UCEDD Success Stories - Sonoron UCEDD at University of Arizona

Tucson, AZ

June 10, 2022

CORE FUNCTION: Community Services: Demonstration Services

The Transition AHEAD Roundtable is a day-long, one-on-one set of activities. It is designed to purposefully engage both the young adult and their family in collaborative activities with Sonoran UCEDD staff and staff from outside agencies and organizations. In a holistic manner, the Roundtable addresses five key areas: Employment, Healthcare, Education & Training, Relationships and Community, and Independent Living. Importantly, this busy day culminates in a brief Roundtable presentation led by the young adult about what they have identified as their strengths, as well as key goals and meaningful supports they want in order to achieve their desired level of independence. The overall process is intended to help each emerging adult begin to achieve outcomes that connect to their own lifelong aspirations. It also helps the adults in their lives identify opportunities and actions they, too, can take to support those aspirations.

Parents emerge with a new (sometimes renewed) sense of what is possible as a positive future for their son or daughter. They are surprised at the number of agencies and organizations that are there to support them; and, they are grateful for the chance to meet one-on-one with individuals who represent those groups. They are equally appreciative of the level of participation and competency their son or daughter demonstrates throughout the day. These two things give them energy and hope.

School staff have the opportunity to hear from the youth about their goals and desires at the last part of the Roundtable. They have expressed their amazement with hearing the student advocate for themselves and what they want for their future and how helpful this information is for their transition programming. School personnel have stated that in many cases this is the first time the student has expressed or shared these interests and goals.

The greatest impact on youth is that, for the first time, they are at the table as an equal and actively engaged participant in conversation and activities about their own transition from school. Working alongside their parent/guardian, community partners and UCEDD staff in a wide variety of activities, they are encouraged to speak and act as self-advocates. Importantly, throughout the whole process they are supported and validated. As the day progresses, each young person seemed to enjoy the opportunity to explore and express their personal interests, activities, and dreams. Youth provided the following feedback:

  • It [Roundtable] went really well. They got one-on-one and had me actively included.
  • I like to know there are people to help me.

During the pilot of the Transition AHEAD Roundtable (ending March 2021), our team met and worked with a diverse group of youth. The six (6) youth were recruited from 3 different school sites, including one tribal area school.

Their ages ranged from 17 to 22, with an average age of 19. All youth also identified as having an intellectual and/or developmental disability, with co-occurring reports of anxiety, difficulty with communication or social interactions, behavioral complications, and other cognitive issues. Additionally, several youth had no formal means of communication and other youth and families did not speak English requiring language interpreters.

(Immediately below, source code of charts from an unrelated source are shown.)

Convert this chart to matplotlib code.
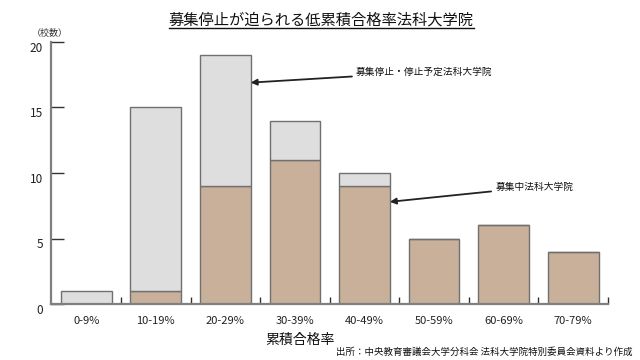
import matplotlib
matplotlib.use("Agg")
import matplotlib.pyplot as plt
import matplotlib.transforms as mtransforms
from matplotlib.lines import Line2D

plt.rcParams['font.family'] = ['Noto Sans CJK JP', 'DejaVu Sans']

categories = ["0-9%", "10-19%", "20-29%", "30-39%", "40-49%", "50-59%", "60-69%", "70-79%"]
recruiting = [0, 1, 9, 11, 9, 5, 6, 4]          # 募集中法科大学院
stopped = [1, 14, 10, 3, 1, 0, 0, 0]            # 募集停止・停止予定法科大学院
yticks = [0, 5, 10, 15, 20]

title = "募集停止が迫られる低累積合格率法科大学院"
xlabel = "累積合格率"
ylabel = "（校数）"
label_stopped = "募集停止・停止予定法科大学院"
label_recruiting = "募集中法科大学院"
source = "出所：中央教育審議会大学分科会 法科大学院特別委員会資料より作成"

tan = "#C8B09A"
gray = "#DEDEDE"
edge = "#707070"

fig = plt.figure(figsize=(6.4, 3.6), dpi=100)
ax = fig.add_axes([51.4/640, 1 - 304/360, (608 - 51.4)/640, (304 - 42)/360])

x = list(range(len(categories)))
w = 0.73
ax.bar(x, recruiting, width=w, color=tan, edgecolor=edge, linewidth=1.0, zorder=2)
ax.bar(x, stopped, width=w, bottom=recruiting, color=gray, edgecolor=edge, linewidth=1.0, zorder=2)

ax.set_xlim(-0.5, len(categories) - 0.5)
ax.set_ylim(0, 20)

for s in ["top", "right"]:
    ax.spines[s].set_visible(False)
for s in ["left", "bottom"]:
    ax.spines[s].set_color("#7f7f7f")
    ax.spines[s].set_linewidth(1.6)
ax.spines["left"].set_zorder(3)

ax.set_yticks(yticks)
ax.set_yticklabels([str(v) for v in yticks], fontsize=8.5, color="#222222")
ax.tick_params(axis="y", direction="in", length=9.5, width=1.0, color="#333333", pad=6)
offset = mtransforms.ScaledTranslation(0, -5/100, fig.dpi_scale_trans)
for lab in ax.get_yticklabels():
    lab.set_transform(lab.get_transform() + offset)

# category labels (minor) and boundary ticks (major)
ax.set_xticks([i + 0.5 for i in x])
ax.set_xticklabels([])
ax.tick_params(axis="x", which="major", direction="in", length=5, width=1.0, color="#333333")
ax.set_xticks(x, minor=True)
ax.set_xticklabels(categories, minor=True, fontsize=8, color="#222222")
ax.tick_params(axis="x", which="minor", length=0, pad=9)

fig.text(300/640, 1 - 340/360, xlabel, fontsize=10, ha="center", va="center", color="#111111")
fig.text(50/640, 1 - 33/360, ylabel, fontsize=6.5, ha="center", va="center", color="#333333")
fig.text(633/640, 1 - 352/360, source, fontsize=6.8, ha="right", va="center", color="#111111")

t = fig.text(321/640, 1 - 20/360, title, fontsize=11, ha="center", va="center", color="#111111")
fig.canvas.draw()
bb = t.get_window_extent().transformed(fig.transFigure.inverted())
uy = 1 - 28/360
fig.add_artist(Line2D([bb.x0, bb.x1], [uy, uy], transform=fig.transFigure, color="#111111", lw=1.0))

ax.annotate(label_stopped, xy=(2 + w/2, 16.9), xytext=(3.88, 17.7),
            fontsize=7, va="center", ha="left", color="#111111",
            arrowprops=dict(arrowstyle="-|>", color="#222222", lw=1.3, mutation_scale=9,
                            shrinkA=1, shrinkB=0))
ax.annotate(label_recruiting, xy=(4 + w/2, 7.8), xytext=(5.88, 8.93),
            fontsize=7, va="center", ha="left", color="#111111",
            arrowprops=dict(arrowstyle="-|>", color="#222222", lw=1.3, mutation_scale=9,
                            shrinkA=1, shrinkB=0))

fig.savefig("out.png", dpi=100)
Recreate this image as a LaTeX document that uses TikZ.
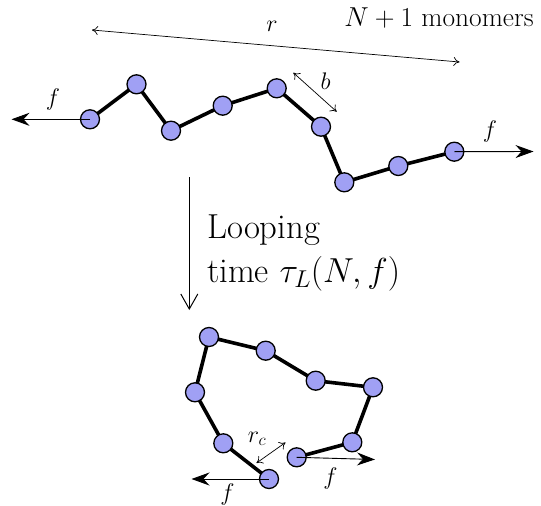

Future year activities will be focused on further development of the Arizona model, application to other diverse populations, and expansion geographically through design of a telehealth approach. Project staff will collaborate with community partners to conduct 20 Roundtable events with youth with disabilities and their families over the next year. We will build on what we learned in year one and expand diversity of participants to include youth with disabilities who are Native American and Hispanic, are in foster care, have hearing impairments and other severe disabilities, and are younger in age. Based on our experiences in year one with rural and Native American communities, we will continue to address access issues related to technology and internet capabilities. Additionally, language interpretation will be explored to increase availability and real-time interpretation following our year one experience. Our conversion to a virtual platform allowed us to learn new things about implementation which we will further develop and test strategies as well as explore application using a telehealth approach that builds remote site capacity and sustainability.